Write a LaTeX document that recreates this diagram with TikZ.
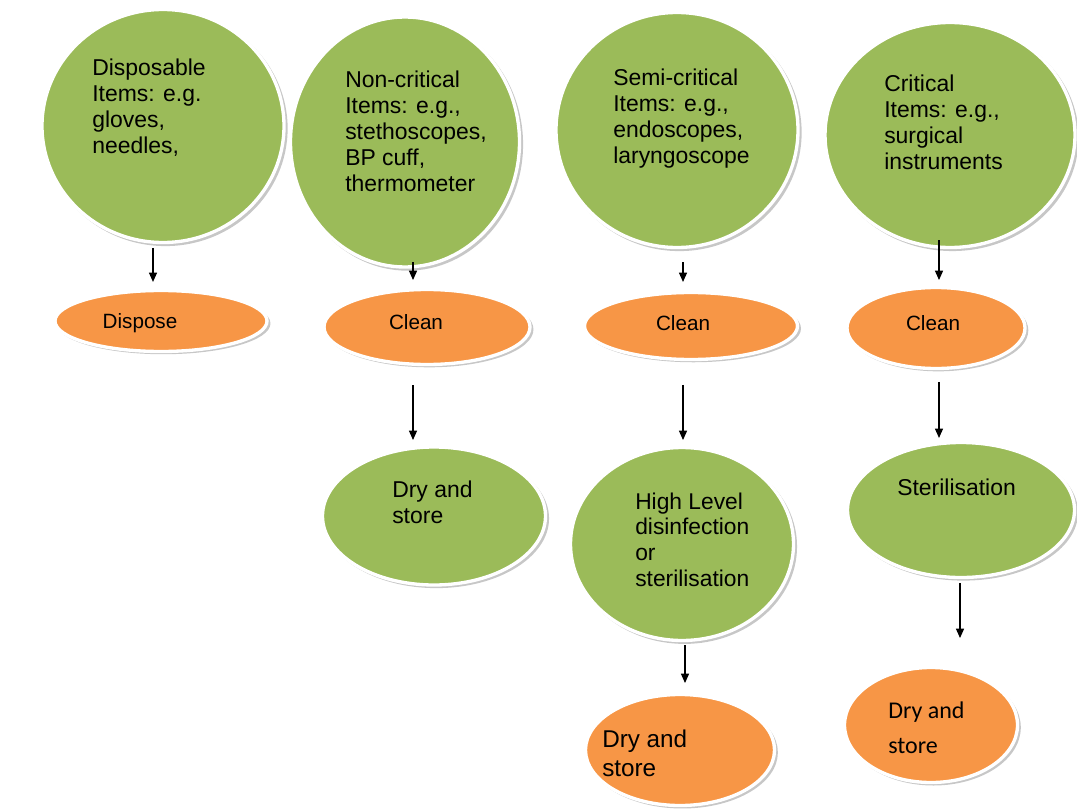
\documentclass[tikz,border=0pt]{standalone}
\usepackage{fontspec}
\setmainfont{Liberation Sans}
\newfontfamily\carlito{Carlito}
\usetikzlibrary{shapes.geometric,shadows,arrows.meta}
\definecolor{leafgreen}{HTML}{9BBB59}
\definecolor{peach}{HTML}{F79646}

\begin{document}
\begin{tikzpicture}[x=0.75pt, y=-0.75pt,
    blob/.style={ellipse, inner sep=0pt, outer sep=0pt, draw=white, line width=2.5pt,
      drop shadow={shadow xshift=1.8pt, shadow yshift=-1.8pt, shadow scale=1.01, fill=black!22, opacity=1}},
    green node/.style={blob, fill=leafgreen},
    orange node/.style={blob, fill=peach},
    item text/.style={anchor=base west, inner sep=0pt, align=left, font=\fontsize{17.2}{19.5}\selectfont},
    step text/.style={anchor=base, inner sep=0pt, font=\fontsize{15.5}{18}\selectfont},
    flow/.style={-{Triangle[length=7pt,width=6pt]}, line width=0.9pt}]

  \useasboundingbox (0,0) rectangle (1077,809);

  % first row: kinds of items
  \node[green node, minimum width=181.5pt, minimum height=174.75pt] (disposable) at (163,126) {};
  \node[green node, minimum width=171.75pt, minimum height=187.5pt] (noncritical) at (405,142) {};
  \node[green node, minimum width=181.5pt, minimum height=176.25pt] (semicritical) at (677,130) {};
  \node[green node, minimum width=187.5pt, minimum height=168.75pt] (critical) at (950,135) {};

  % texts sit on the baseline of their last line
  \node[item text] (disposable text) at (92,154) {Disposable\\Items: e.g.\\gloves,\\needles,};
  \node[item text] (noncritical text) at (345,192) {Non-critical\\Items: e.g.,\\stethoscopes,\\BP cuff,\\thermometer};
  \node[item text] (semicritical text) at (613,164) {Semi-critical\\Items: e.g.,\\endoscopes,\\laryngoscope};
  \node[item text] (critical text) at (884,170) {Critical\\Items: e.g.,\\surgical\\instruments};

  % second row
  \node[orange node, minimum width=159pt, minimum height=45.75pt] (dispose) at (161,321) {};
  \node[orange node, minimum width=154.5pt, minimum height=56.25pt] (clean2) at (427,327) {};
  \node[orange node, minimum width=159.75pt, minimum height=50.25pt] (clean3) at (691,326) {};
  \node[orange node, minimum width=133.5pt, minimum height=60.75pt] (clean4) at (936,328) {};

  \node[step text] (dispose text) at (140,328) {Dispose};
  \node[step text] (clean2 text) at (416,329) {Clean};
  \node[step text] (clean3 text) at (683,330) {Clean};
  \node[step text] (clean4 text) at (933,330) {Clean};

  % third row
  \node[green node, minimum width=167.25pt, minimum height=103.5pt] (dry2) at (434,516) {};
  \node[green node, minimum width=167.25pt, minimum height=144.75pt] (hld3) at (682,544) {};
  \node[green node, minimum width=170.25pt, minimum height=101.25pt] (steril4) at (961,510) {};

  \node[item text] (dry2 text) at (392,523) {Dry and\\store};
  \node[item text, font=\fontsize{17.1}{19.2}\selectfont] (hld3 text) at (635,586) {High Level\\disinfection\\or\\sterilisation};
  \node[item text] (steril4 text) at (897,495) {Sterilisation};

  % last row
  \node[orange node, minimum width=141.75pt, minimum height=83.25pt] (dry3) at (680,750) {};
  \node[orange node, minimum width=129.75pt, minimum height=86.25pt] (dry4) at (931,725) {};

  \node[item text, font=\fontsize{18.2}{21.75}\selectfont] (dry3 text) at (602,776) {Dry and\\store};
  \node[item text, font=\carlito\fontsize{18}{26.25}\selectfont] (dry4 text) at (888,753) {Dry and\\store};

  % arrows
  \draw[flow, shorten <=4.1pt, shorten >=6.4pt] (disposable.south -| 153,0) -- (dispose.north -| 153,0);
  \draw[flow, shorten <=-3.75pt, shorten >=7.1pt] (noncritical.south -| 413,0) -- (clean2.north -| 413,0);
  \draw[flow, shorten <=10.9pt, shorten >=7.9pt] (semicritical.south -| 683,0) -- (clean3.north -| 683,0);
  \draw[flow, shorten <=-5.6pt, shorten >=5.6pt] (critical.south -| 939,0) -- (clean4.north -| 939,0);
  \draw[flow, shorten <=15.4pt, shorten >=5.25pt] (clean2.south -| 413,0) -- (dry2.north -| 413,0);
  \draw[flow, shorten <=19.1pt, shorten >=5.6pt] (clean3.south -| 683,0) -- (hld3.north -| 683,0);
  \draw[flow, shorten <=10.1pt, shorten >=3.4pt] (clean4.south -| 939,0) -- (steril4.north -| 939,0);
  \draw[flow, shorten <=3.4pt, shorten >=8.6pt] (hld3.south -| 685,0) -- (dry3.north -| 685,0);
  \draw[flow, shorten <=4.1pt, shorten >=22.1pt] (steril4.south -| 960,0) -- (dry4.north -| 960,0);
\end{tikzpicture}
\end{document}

= What is expected =
Every line from the top of the material above through the line with "minimum width=133.5pt, minimum" should be duplicated exactly, please; leave out the pictures.

= Expected answer =
Write a LaTeX document that recreates this diagram with TikZ.
\documentclass[tikz,border=0pt]{standalone}
\usepackage{fontspec}
\setmainfont{Liberation Sans}
\newfontfamily\carlito{Carlito}
\usetikzlibrary{shapes.geometric,shadows,arrows.meta}
\definecolor{leafgreen}{HTML}{9BBB59}
\definecolor{peach}{HTML}{F79646}

\begin{document}
\begin{tikzpicture}[x=0.75pt, y=-0.75pt,
    blob/.style={ellipse, inner sep=0pt, outer sep=0pt, draw=white, line width=2.5pt,
      drop shadow={shadow xshift=1.8pt, shadow yshift=-1.8pt, shadow scale=1.01, fill=black!22, opacity=1}},
    green node/.style={blob, fill=leafgreen},
    orange node/.style={blob, fill=peach},
    item text/.style={anchor=base west, inner sep=0pt, align=left, font=\fontsize{17.2}{19.5}\selectfont},
    step text/.style={anchor=base, inner sep=0pt, font=\fontsize{15.5}{18}\selectfont},
    flow/.style={-{Triangle[length=7pt,width=6pt]}, line width=0.9pt}]

  \useasboundingbox (0,0) rectangle (1077,809);

  % first row: kinds of items
  \node[green node, minimum width=181.5pt, minimum height=174.75pt] (disposable) at (163,126) {};
  \node[green node, minimum width=171.75pt, minimum height=187.5pt] (noncritical) at (405,142) {};
  \node[green node, minimum width=181.5pt, minimum height=176.25pt] (semicritical) at (677,130) {};
  \node[green node, minimum width=187.5pt, minimum height=168.75pt] (critical) at (950,135) {};

  % texts sit on the baseline of their last line
  \node[item text] (disposable text) at (92,154) {Disposable\\Items: e.g.\\gloves,\\needles,};
  \node[item text] (noncritical text) at (345,192) {Non-critical\\Items: e.g.,\\stethoscopes,\\BP cuff,\\thermometer};
  \node[item text] (semicritical text) at (613,164) {Semi-critical\\Items: e.g.,\\endoscopes,\\laryngoscope};
  \node[item text] (critical text) at (884,170) {Critical\\Items: e.g.,\\surgical\\instruments};

  % second row
  \node[orange node, minimum width=159pt, minimum height=45.75pt] (dispose) at (161,321) {};
  \node[orange node, minimum width=154.5pt, minimum height=56.25pt] (clean2) at (427,327) {};
  \node[orange node, minimum width=159.75pt, minimum height=50.25pt] (clean3) at (691,326) {};
  \node[orange node, minimum width=133.5pt, minimum height=60.75pt] (clean4) at (936,328) {};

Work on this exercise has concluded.